#### [Information shown]
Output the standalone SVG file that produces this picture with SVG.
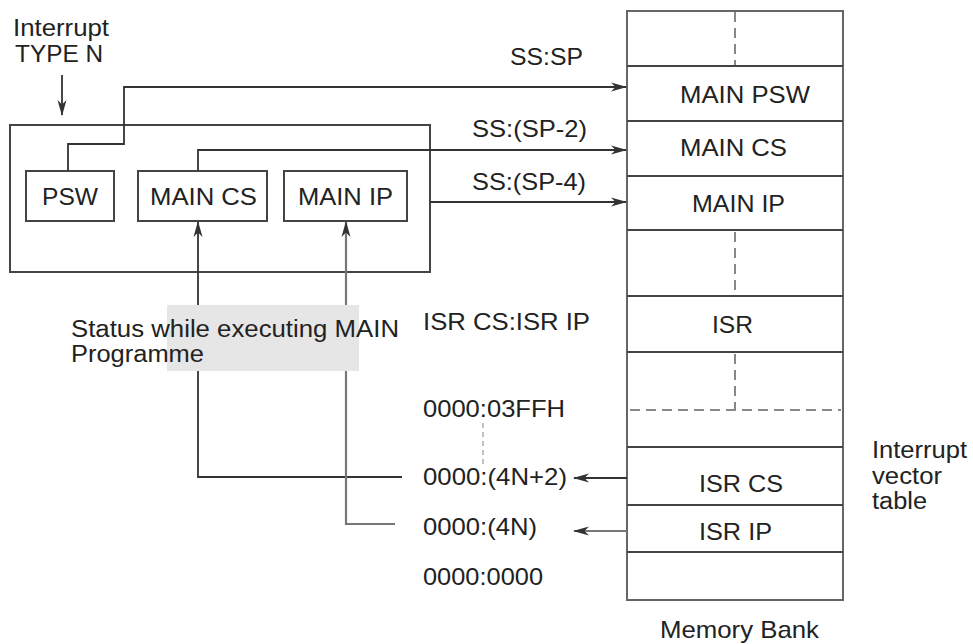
<svg xmlns="http://www.w3.org/2000/svg" width="973" height="644" viewBox="0 0 973 644">
  <style>
    text { font-family: "Liberation Sans", Arial, sans-serif; font-size: 24px; fill: #222; }
    text.stack { font-size: 23px; }
    .box { fill: none; stroke: #444; stroke-width: 2; }
    .bank { fill: none; stroke: #666; stroke-width: 2; }
    .div { stroke: #444; stroke-width: 1.8; }
    .dash { stroke: #888; stroke-width: 2; stroke-dasharray: 10 6; fill: none; }
    .wire { fill: none; stroke: #333; stroke-width: 1.8; }
    .wire-g { fill: none; stroke: #777; stroke-width: 2.2; }
    .fine { stroke: #999; stroke-width: 1.2; stroke-dasharray: 5 4; }
  </style>
  <defs>
    <marker id="arrow" viewBox="0 0 16 10" refX="15" refY="5" markerWidth="16" markerHeight="10" markerUnits="userSpaceOnUse" orient="auto">
      <path d="M0,0.5 L16,5 L0,9.5 L4.5,5 z" fill="#333"/>
    </marker>
  </defs>
  <rect width="973" height="644" fill="#fff"/>

  <!-- labels at top left -->
  <g id="interrupt-label">
    <text class="stack" x="13" y="36" textLength="96" lengthAdjust="spacingAndGlyphs">Interrupt</text>
    <text class="stack" x="15" y="62" textLength="88" lengthAdjust="spacingAndGlyphs">TYPE N</text>
  </g>

  <!-- CPU register state -->
  <g id="cpu-status">
    <rect class="box" x="10" y="125" width="420" height="147"/>
  </g>
  <g id="reg-psw">
    <rect class="box" x="26" y="171" width="88" height="50"/>
    <text x="42" y="205" textLength="56" lengthAdjust="spacingAndGlyphs">PSW</text>
  </g>
  <g id="reg-cs">
    <rect class="box" x="138" y="171" width="129" height="50"/>
    <text x="150" y="205" textLength="107" lengthAdjust="spacingAndGlyphs">MAIN CS</text>
  </g>
  <g id="reg-ip">
    <rect class="box" x="284" y="171" width="123" height="50"/>
    <text x="298" y="205" textLength="95" lengthAdjust="spacingAndGlyphs">MAIN IP</text>
  </g>

  <!-- memory bank stack -->
  <g id="memory-bank">
    <rect class="bank" x="627" y="11" width="216" height="589"/>
    <line class="div" x1="627" y1="66" x2="843" y2="66"/>
    <line class="div" x1="627" y1="121" x2="843" y2="121"/>
    <line class="div" x1="627" y1="176" x2="843" y2="176"/>
    <line class="div" x1="627" y1="230" x2="843" y2="230"/>
    <line class="div" x1="627" y1="296" x2="843" y2="296"/>
    <line class="div" x1="627" y1="352" x2="843" y2="352"/>
    <line class="div" x1="627" y1="447" x2="843" y2="447"/>
    <line class="div" x1="627" y1="505" x2="843" y2="505"/>
    <line class="div" x1="627" y1="552" x2="843" y2="552"/>
    <line class="dash" x1="735" y1="12" x2="735" y2="65"/>
    <line class="dash" x1="735" y1="232" x2="735" y2="295"/>
    <line class="dash" x1="735" y1="354" x2="735" y2="410"/>
    <line class="dash" x1="630" y1="410" x2="841" y2="410"/>
    <text x="680" y="103" textLength="130" lengthAdjust="spacingAndGlyphs">MAIN PSW</text>
    <text x="680" y="156" textLength="107" lengthAdjust="spacingAndGlyphs">MAIN CS</text>
    <text x="692" y="212" textLength="93" lengthAdjust="spacingAndGlyphs">MAIN IP</text>
    <text x="712" y="333" textLength="41" lengthAdjust="spacingAndGlyphs">ISR</text>
    <text x="699" y="492" textLength="84" lengthAdjust="spacingAndGlyphs">ISR CS</text>
    <text x="699" y="540" textLength="73" lengthAdjust="spacingAndGlyphs">ISR IP</text>
    <text x="660" y="638" textLength="159" lengthAdjust="spacingAndGlyphs">Memory Bank</text>
  </g>

  <g id="ivt-label">
    <text class="stack" x="872" y="458" textLength="95" lengthAdjust="spacingAndGlyphs">Interrupt</text>
    <text class="stack" x="872" y="484" textLength="70" lengthAdjust="spacingAndGlyphs">vector</text>
    <text class="stack" x="872" y="509" textLength="55" lengthAdjust="spacingAndGlyphs">table</text>
  </g>

  <!-- connectors -->
  <g id="connectors">
    <path class="wire" d="M62,75 V115" marker-end="url(#arrow)"/>
    <path class="wire" d="M68,171 V144 H124 V87 H626" marker-end="url(#arrow)"/>
    <path class="wire" d="M198,171 V150 H626" marker-end="url(#arrow)"/>
    <path class="wire" d="M430,202 H626" marker-end="url(#arrow)"/>
    <path class="wire" d="M402,477 H198 V222" marker-end="url(#arrow)"/>
    <path class="wire-g" d="M395,524 H346 V222" marker-end="url(#arrow)"/>
    <path class="wire" d="M627,478 H574" marker-end="url(#arrow)"/>
    <path class="wire-g" d="M627,531 H574" marker-end="url(#arrow)"/>
    <line class="fine" x1="483" y1="423" x2="483" y2="466"/>
  </g>

  <!-- caption panel over the wires -->
  <g id="status-caption">
    <rect x="167" y="305" width="192" height="66" fill="#e6e6e6"/>
    <text class="stack" x="71" y="337" textLength="328" lengthAdjust="spacingAndGlyphs">Status while executing MAIN</text>
    <text class="stack" x="71" y="362" textLength="133" lengthAdjust="spacingAndGlyphs">Programme</text>
  </g>

  <!-- address labels -->
  <g id="addresses">
    <text x="510" y="65" textLength="73" lengthAdjust="spacingAndGlyphs">SS:SP</text>
    <text x="472" y="137" textLength="115" lengthAdjust="spacingAndGlyphs">SS:(SP-2)</text>
    <text x="472" y="190" textLength="114" lengthAdjust="spacingAndGlyphs">SS:(SP-4)</text>
    <text x="423" y="330" textLength="167" lengthAdjust="spacingAndGlyphs">ISR CS:ISR IP</text>
    <text x="423" y="417" textLength="142" lengthAdjust="spacingAndGlyphs">0000:03FFH</text>
    <text x="423" y="485" textLength="144" lengthAdjust="spacingAndGlyphs">0000:(4N+2)</text>
    <text x="423" y="535" textLength="114" lengthAdjust="spacingAndGlyphs">0000:(4N)</text>
    <text x="423" y="585" textLength="120" lengthAdjust="spacingAndGlyphs">0000:0000</text>
  </g>
</svg>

#### [Exercise task]
Skip the images and write out the rest of the listing exactly.

#### [Exercise output]
Output the standalone SVG file that produces this picture with SVG.
<svg xmlns="http://www.w3.org/2000/svg" width="973" height="644" viewBox="0 0 973 644">
  <style>
    text { font-family: "Liberation Sans", Arial, sans-serif; font-size: 24px; fill: #222; }
    text.stack { font-size: 23px; }
    .box { fill: none; stroke: #444; stroke-width: 2; }
    .bank { fill: none; stroke: #666; stroke-width: 2; }
    .div { stroke: #444; stroke-width: 1.8; }
    .dash { stroke: #888; stroke-width: 2; stroke-dasharray: 10 6; fill: none; }
    .wire { fill: none; stroke: #333; stroke-width: 1.8; }
    .wire-g { fill: none; stroke: #777; stroke-width: 2.2; }
    .fine { stroke: #999; stroke-width: 1.2; stroke-dasharray: 5 4; }
  </style>
  <defs>
    <marker id="arrow" viewBox="0 0 16 10" refX="15" refY="5" markerWidth="16" markerHeight="10" markerUnits="userSpaceOnUse" orient="auto">
      <path d="M0,0.5 L16,5 L0,9.5 L4.5,5 z" fill="#333"/>
    </marker>
  </defs>
  <rect width="973" height="644" fill="#fff"/>

  <!-- labels at top left -->
  <g id="interrupt-label">
    <text class="stack" x="13" y="36" textLength="96" lengthAdjust="spacingAndGlyphs">Interrupt</text>
    <text class="stack" x="15" y="62" textLength="88" lengthAdjust="spacingAndGlyphs">TYPE N</text>
  </g>

  <!-- CPU register state -->
  <g id="cpu-status">
    <rect class="box" x="10" y="125" width="420" height="147"/>
  </g>
  <g id="reg-psw">
    <rect class="box" x="26" y="171" width="88" height="50"/>
    <text x="42" y="205" textLength="56" lengthAdjust="spacingAndGlyphs">PSW</text>
  </g>
  <g id="reg-cs">
    <rect class="box" x="138" y="171" width="129" height="50"/>
    <text x="150" y="205" textLength="107" lengthAdjust="spacingAndGlyphs">MAIN CS</text>
  </g>
  <g id="reg-ip">
    <rect class="box" x="284" y="171" width="123" height="50"/>
    <text x="298" y="205" textLength="95" lengthAdjust="spacingAndGlyphs">MAIN IP</text>
  </g>

  <!-- memory bank stack -->
  <g id="memory-bank">
    <rect class="bank" x="627" y="11" width="216" height="589"/>
    <line class="div" x1="627" y1="66" x2="843" y2="66"/>
    <line class="div" x1="627" y1="121" x2="843" y2="121"/>
    <line class="div" x1="627" y1="176" x2="843" y2="176"/>
    <line class="div" x1="627" y1="230" x2="843" y2="230"/>
    <line class="div" x1="627" y1="296" x2="843" y2="296"/>
    <line class="div" x1="627" y1="352" x2="843" y2="352"/>
    <line class="div" x1="627" y1="447" x2="843" y2="447"/>
    <line class="div" x1="627" y1="505" x2="843" y2="505"/>
    <line class="div" x1="627" y1="552" x2="843" y2="552"/>
    <line class="dash" x1="735" y1="12" x2="735" y2="65"/>
    <line class="dash" x1="735" y1="232" x2="735" y2="295"/>
    <line class="dash" x1="735" y1="354" x2="735" y2="410"/>
    <line class="dash" x1="630" y1="410" x2="841" y2="410"/>
    <text x="680" y="103" textLength="130" lengthAdjust="spacingAndGlyphs">MAIN PSW</text>
    <text x="680" y="156" textLength="107" lengthAdjust="spacingAndGlyphs">MAIN CS</text>
    <text x="692" y="212" textLength="93" lengthAdjust="spacingAndGlyphs">MAIN IP</text>
    <text x="712" y="333" textLength="41" lengthAdjust="spacingAndGlyphs">ISR</text>
    <text x="699" y="492" textLength="84" lengthAdjust="spacingAndGlyphs">ISR CS</text>
    <text x="699" y="540" textLength="73" lengthAdjust="spacingAndGlyphs">ISR IP</text>
    <text x="660" y="638" textLength="159" lengthAdjust="spacingAndGlyphs">Memory Bank</text>
  </g>

  <g id="ivt-label">
    <text class="stack" x="872" y="458" textLength="95" lengthAdjust="spacingAndGlyphs">Interrupt</text>
    <text class="stack" x="872" y="484" textLength="70" lengthAdjust="spacingAndGlyphs">vector</text>
    <text class="stack" x="872" y="509" textLength="55" lengthAdjust="spacingAndGlyphs">table</text>
  </g>

  <!-- connectors -->
  <g id="connectors">
    <path class="wire" d="M62,75 V115" marker-end="url(#arrow)"/>
    <path class="wire" d="M68,171 V144 H124 V87 H626" marker-end="url(#arrow)"/>
    <path class="wire" d="M198,171 V150 H626" marker-end="url(#arrow)"/>
    <path class="wire" d="M430,202 H626" marker-end="url(#arrow)"/>
    <path class="wire" d="M402,477 H198 V222" marker-end="url(#arrow)"/>
    <path class="wire-g" d="M395,524 H346 V222" marker-end="url(#arrow)"/>
    <path class="wire" d="M627,478 H574" marker-end="url(#arrow)"/>
    <path class="wire-g" d="M627,531 H574" marker-end="url(#arrow)"/>
    <line class="fine" x1="483" y1="423" x2="483" y2="466"/>
  </g>

  <!-- caption panel over the wires -->
  <g id="status-caption">
    <rect x="167" y="305" width="192" height="66" fill="#e6e6e6"/>
    <text class="stack" x="71" y="337" textLength="328" lengthAdjust="spacingAndGlyphs">Status while executing MAIN</text>
    <text class="stack" x="71" y="362" textLength="133" lengthAdjust="spacingAndGlyphs">Programme</text>
  </g>

  <!-- address labels -->
  <g id="addresses">
    <text x="510" y="65" textLength="73" lengthAdjust="spacingAndGlyphs">SS:SP</text>
    <text x="472" y="137" textLength="115" lengthAdjust="spacingAndGlyphs">SS:(SP-2)</text>
    <text x="472" y="190" textLength="114" lengthAdjust="spacingAndGlyphs">SS:(SP-4)</text>
    <text x="423" y="330" textLength="167" lengthAdjust="spacingAndGlyphs">ISR CS:ISR IP</text>
    <text x="423" y="417" textLength="142" lengthAdjust="spacingAndGlyphs">0000:03FFH</text>
    <text x="423" y="485" textLength="144" lengthAdjust="spacingAndGlyphs">0000:(4N+2)</text>
    <text x="423" y="535" textLength="114" lengthAdjust="spacingAndGlyphs">0000:(4N)</text>
    <text x="423" y="585" textLength="120" lengthAdjust="spacingAndGlyphs">0000:0000</text>
  </g>
</svg>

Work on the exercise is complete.